If we want to live in the light of the Cross of Jesus Christ, therefore, it is not just penitential sorrow that He asks of us. What He desires above all is that we trust in Him: for the forgiveness of our sins, and for all that we truly need for our life journey — in other words, He asks us to let Him love us: to let Him transform and sanctify our hearts with all the graces of His Mercy that He merited for us on the Cross. The miracle He promises is that when we do that, we actually bring “joy” and “delight” to His Sacred Heart, and we give Him the “kingdom” He longs for most of all.

"I thirst!"
This is essentially the same message, as we have seen, that our Lord gave to St. Gertrude the Great, Bl. Julian of Norwich, the Venerable Bernard de Hoyos (the great apostle of the Sacred Heart in Spain), St. Thérèse of Lisieux, St. Teresa of Calcutta, and so many other intimate friends and confidantes of His Heart. As Christ is reported to have said to Sr. Josefa Menendez (Menendez, The Way of Divine Love, p. 306 and 171):

I thirst! … I thirst for souls, and to appease this thirst I have given the last drop of my Blood. … The most ardent longing of My Heart is that souls should be saved.
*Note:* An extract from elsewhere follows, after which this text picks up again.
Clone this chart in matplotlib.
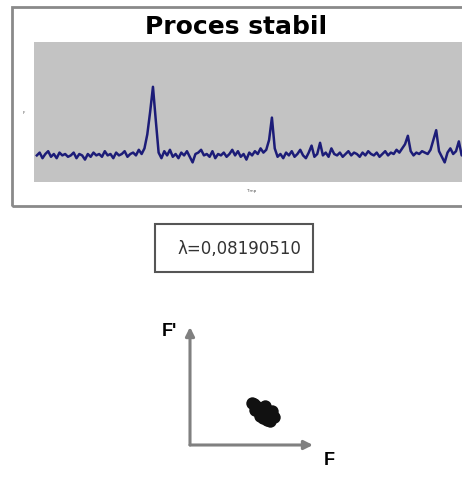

Saint Faustina also was an exceptional practitioner of the works of compassion and mercy. Jesus spoke to her about this quite strongly on several occasions (see especially Diary, 742 and 1317). Even as a child she used to hold raffles, and go door to door in her village to raise money for the poor of her parish. As a teenager she looked after the spiritual and temporal needs of a homeless person who lived under the stairs of her apartment building. Jesus said to her on one occasion: “My daughter, look into My Merciful Heart and reflect its compassion in your own heart and in your deeds, so that you who proclaim My mercy to the world may yourself be aflame with it” (Diary, 1688).  

Be transformed
From the pen of St. Faustina, we have been given a special prayer for the grace to exercise this apostolate of mercy. It usually goes by the name of “Prayer for the Grace to be Merciful to Others.” Here, St. Faustina asks to be “transformed” into the Lord’s own mercy, so that she might ultimately become a living reflection of His compassionate Heart. This prayer is recorded in her Diary, entry no.163. Here is just an excerpt from it:

O Most Holy Trinity! As many times as I breathe, as many times as my heart beats, as many times as my blood pulsates through my body, so many thousand times do I want to glorify Your mercy. I want to be completely transformed into Your mercy and to be your living reflection, O Lord. May the greatest of all divine attributes, that of your unfathomable mercy, pass through my heart and my soul to my neighbor. … Help me, O Lord, that my heart may be merciful so that I myself may feel all the sufferings of my neighbor. I will refuse my heart to no one. … May Your mercy, O Lord, rest upon me. You yourself command me to exercise the three degrees of mercy. The first: the act of mercy, of whatever kind. The second: the word of mercy — if I cannot carry out a work of mercy, I will assist by my words. The third: prayer — if I cannot show mercy by deeds or words, I can always do so by prayer. My prayer reaches out even there where I cannot reach out physically. O my Jesus, transform me into Yourself, for you can do all things.

A remarkable incident in Sr. Faustina’s apostolate of mercy occurred while she was serving as the porter at the main entrance of her convent (see Diary, 1312). A poor young man, barefoot and with his clothes in tatters, came to the convent door on a cold and rainy day begging for hot food. Faustina immediately went to the kitchen but found nothing there for him. After searching for some time, she succeeded in finding some soup, which she reheated, and into which she crumbled some bread. After the young man ate the soup, He unveiled to her his true identity — the Lord Jesus Christ Himself — and then vanished from her sight. Later, she heard these words in her soul: “My daughter, the blessings of the poor who bless Me as they leave this gate have reached My ears. And your compassion, within the bounds of obedience, has pleased Me, and this is why I came down from My throne — to taste the fruits of your mercy.”

True and ultimate object
What St. Faustina learned here is that Jesus Christ is not only an example of merciful love for the poor and suffering that He wants us to imitate, and the living fountain of the grace of the Holy Spirit that enables us to do so. In addition, our Lord is also the true and ultimate object of all our acts of mercy. What Jesus Christ living within us enables us to do is precisely to love Jesus Christ hidden under the guise (so to speak) of our neighbors in need.

In the life and witness of St. Faustina, therefore, the development of the Catholic tradition of bringing joy, delight, and consolation to the Heart of Jesus seems to come to full fruition. And the importance of this unfolding tradition in the life of the Church, under the guidance of the Holy Spirit, should not be underestimated. After all, as Catholics we are all meant to be fashioned into saints of our Savior’s Merciful Heart, disciples of Christ who live out our faith primarily for His sake rather than just our own. If He loves us so much that He was even willing to be born in a stable and die on a Cross in order to win our hearts for His own, should not the quenching of His thirst for the good of souls, and the consoling of His Heart through the relief of human poverty and suffering always be among our highest priorities?